Since 9/11, we've gotten much, much better at tracking terrorist activity, disrupting terrorist communications and financing, catching terrorists and convicting them in civilian courts, and a wide range of other counterterrorism measures. Much of the time, these non-lethal approaches to counterterrorism are just as effective as targeted killings. In fact, there's growing reason to fear that U.S. drone strikes are counterproductive: As no less an authority than retired General Stanley McChrystal said in February, "The resentment created by American use of unmanned strikes...is much greater than the average American appreciates. They are hated on a visceral level, even by people who've never seen one or seen the effects of one," and they fuel "a perception of American arrogance."
Former Director of National Intelligence Dennis Blair agrees: The United States needs to "pull back on unilateral actions...except in extraordinary circumstances," Blair told CBS News in January. U.S. drone strikes are "alienating the countries concerned [and]...threatening the prospects for long-term reform raised by the Arab Spring....[U.S. drone strategy has us] walking out on a thinner and thinner ledge and if even we get to the far extent of it, we are not going to lower the fundamental threat to the U.S. any lower than we have it now."
To be fair, many proponents of a revised AUMF, such as Chesney, Goldsmith, Waxman, and Wittes, acknowledge these concerns. They nevertheless argue that it's possible to draft an AUMF that both provides the president with needed legal authorities and provides adequate safeguards against abuse and infinite expansion of the war on terror.
I'm not convinced. For one thing, it was some of the best legal minds in the Obama administration that managed to produce the 2011 DOJ white paper on targeted killings of U.S. citizens, and that was a piece of legalistic garbage that enraged liberals and conservatives alike. Why imagine that administration input into a new AUMF would be any better than that DOJ white paper? For another thing, there's Congress. If you think this Congress is going to develop a responsible, bipartisan approach to counterterrorism and the use of force -- one that respects both U.S. constitutional norms and international law -- I have a bridge in Brooklyn to sell you.
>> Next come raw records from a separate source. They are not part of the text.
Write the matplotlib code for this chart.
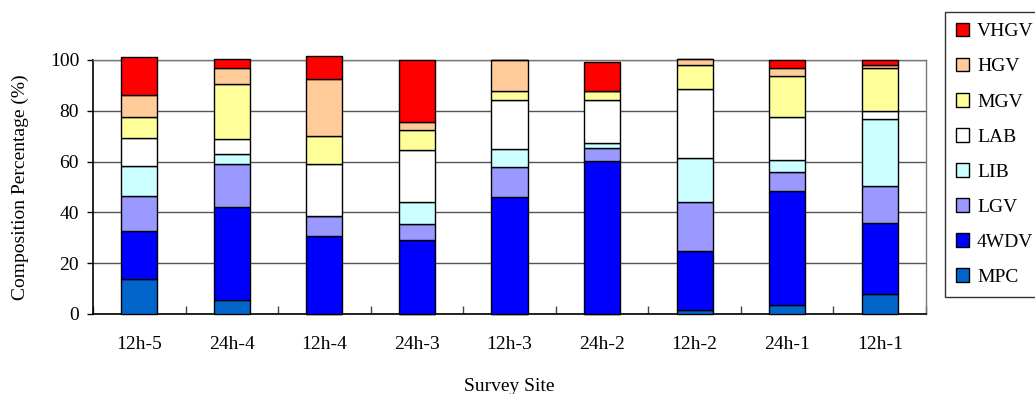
#!/usr/bin/env python3
"""Stacked vehicle composition per survey site."""

import matplotlib
matplotlib.use('Agg')
import matplotlib.pyplot as plt
import numpy as np

sites = ['12h-5', '24h-4', '12h-4', '24h-3', '12h-3', '24h-2', '12h-2', '24h-1', '12h-1']

# vehicle classes, bottom of the stack first
classes = ['MPC', '4WDV', 'LGV', 'LIB', 'LAB', 'MGV', 'HGV', 'VHGV']
colors = ['#0066CC', '#0000FF', '#9999FF', '#CCFFFF', '#FFFFFF', '#FFFF99', '#FFCC99', '#FF0000']

# composition share (%) per class, one value per site
mpc = [13.6, 5.4, 0.0, 0.0, 0.0, 0.0, 1.6, 3.5, 7.9]
wdv4 = [19.1, 36.7, 30.9, 29.1, 45.9, 60.1, 23.1, 44.8, 28.0]
lgv = [13.8, 16.8, 7.5, 6.2, 11.8, 5.3, 19.2, 7.5, 14.4]
lib = [11.7, 4.2, 0.0, 8.7, 7.4, 2.1, 17.5, 4.9, 26.4]
lab = [11.2, 5.7, 20.5, 20.5, 19.2, 16.8, 27.2, 16.8, 3.3]
mgv = [8.1, 21.8, 11.3, 8.0, 3.6, 3.6, 9.6, 16.2, 16.7]
hgv = [8.7, 6.3, 22.3, 3.2, 12.1, 0.0, 2.3, 3.0, 1.3]
vhgv = [15.1, 3.6, 9.1, 24.3, 0.0, 11.3, 0.0, 3.3, 2.0]

series = [mpc, wdv4, lgv, lib, lab, mgv, hgv, vhgv]

plt.rcParams['font.family'] = ['Liberation Serif', 'DejaVu Serif']

fig = plt.figure(figsize=(10.35, 3.94), dpi=100)
ax = fig.add_axes([93 / 1035, 1 - 314 / 394, 833 / 1035, 254 / 394])

x = np.arange(len(sites))
bottom = np.zeros(len(sites))
handles = []
for name, color, values in zip(classes, colors, series):
    values = np.array(values)
    bars = ax.bar(x, values, width=0.39, bottom=bottom, color=color,
                  edgecolor='black', linewidth=1.0, label=name, zorder=3,
                  clip_on=False)
    handles.append(bars)
    bottom += values

ax.set_xlim(-0.5, len(sites) - 0.5)
ax.set_ylim(0, 100)
ax.set_yticks(range(0, 101, 20))
ax.yaxis.grid(True, color='#555555', linewidth=1.0, zorder=0)
ax.set_axisbelow(True)

ax.set_xticks(x)
ax.set_xticklabels(sites, fontsize=14)
ax.set_xticks(np.arange(-0.5, len(sites)), minor=True)
ax.tick_params(axis='x', which='major', length=0, pad=16)
ax.tick_params(axis='x', which='minor', direction='in', length=6, width=1.0, color='#444444')
ax.tick_params(axis='y', direction='out', length=4, width=1.0, labelsize=14, pad=6)

for side in ('left', 'bottom'):
    ax.spines[side].set_color('black')
    ax.spines[side].set_linewidth(1.2)
for side in ('right', 'top'):
    ax.spines[side].set_color('#777777')
    ax.spines[side].set_linewidth(1.0)

ax.set_xlabel('Survey Site', fontsize=14, labelpad=18)
ax.set_ylabel('Composition Percentage (%)', fontsize=14, labelpad=15)

leg = fig.legend(handles[::-1], classes[::-1], loc='upper left',
                 bbox_to_anchor=(945 / 1035, 1 - 12 / 394), fontsize=14,
                 frameon=True, fancybox=False, handlelength=0.7, handleheight=0.7,
                 handletextpad=0.4, labelspacing=0.9, borderpad=0.55,
                 borderaxespad=0)
leg.get_frame().set_edgecolor('black')
leg.get_frame().set_linewidth(1.0)

fig.savefig('out.png', dpi=100)
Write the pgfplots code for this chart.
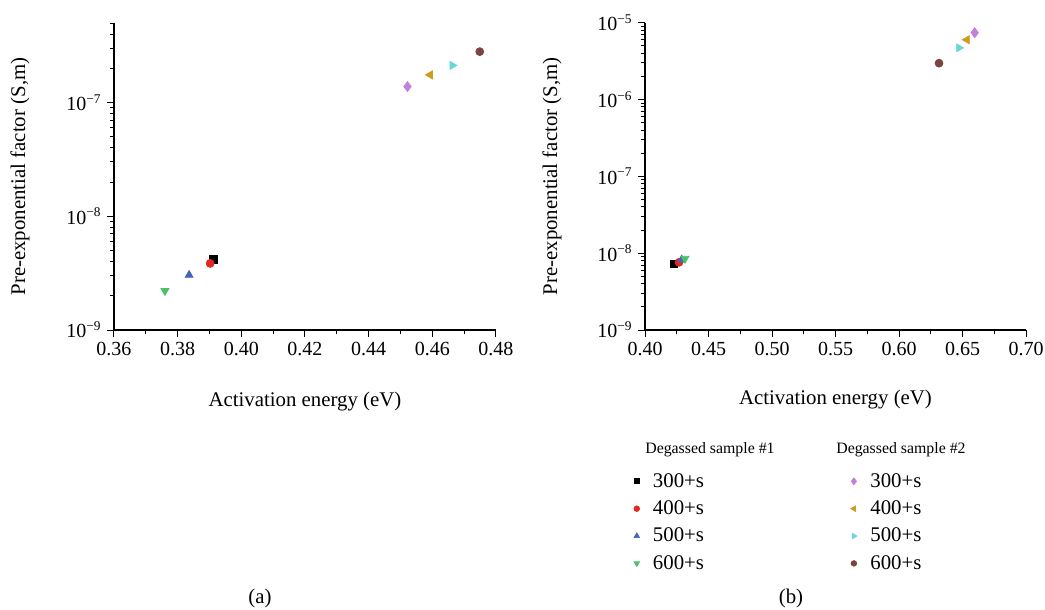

A revised AUMF is likely to do precisely what the Bush administration sought to do in the run-up to the Iraq War: codify a dangerous unilateral theory of preemptive war, and provide a veneer of legality for an open-ended conflict against an endlessly expanding list of targets.
There's always Option 1
Why open up that can of worms? If what we're concerned about is protecting the nation, we don't need a revised AUMF.
With or without the 2001 AUMF, no one seriously doubts that the president has inherent constitutional authority (and international law authority) to use force when necessary to prevent imminent and grave harm to the United States. But the key concepts there are "necessary," "imminent," and "grave," which means that unilateral, non-congressionally authorized uses of force should be reserved for rare and unusual circumstances -- as indeed they have been, for most of U.S. history.
AUMF or no AUMF, if the United States finds credible evidence of an imminent and grave terrorist attack -- of the 9/11 variety -- no one's going to give the president a hard time if he kills the bad guys before they have a chance to attack us. And trust me: If the president has solid evidence of such an impending attack, it won't matter if the terrorists are an al Qaeda offshoot or a rogue group of Canadian girl scouts.
And if, despite our best efforts at prevention, another serious terrorist attack occurs in the future, Congress will undoubtedly be quick to give the president any additional authorities he needs -- with the same speed with which Congress passed its 2001 authorization to use force.
In the end, it's not that complicated. If we can't shoehorn drone strikes against every "associate of an associate" of al Qaeda into the 2001 AUMF, we should stop trying to stretch or change the law. Instead, we should scale back the targeted killings.
It's past time for a serious overhaul of U.S. counterterrorism strategy. This needs to include a rigorous cost-benefit analysis of U.S. drone strikes, one that takes into account issues both of domestic legality and international legitimacy, and evaluates the impact of targeted killings on regional stability, terrorist recruiting, extremist sentiment, and the future behavior of powerful states such as Russia and China. If we undertake such a rigorous cost-benefit analysis, I suspect we'll come to see scaling back drone strikes less as an inconvenience than as a strategic necessity -- and we may come to a new appreciation of counterterrorism measures that don't involve missiles raining from the sky.
This doesn't mean we should never use armed drones -- drones, like any other weapons-delivery mechanism, will at times be justifiable and useful. But it does mean we should rediscover a long-standing American tradition: reserving the use of exceptional authorities for rare and exceptional circumstances.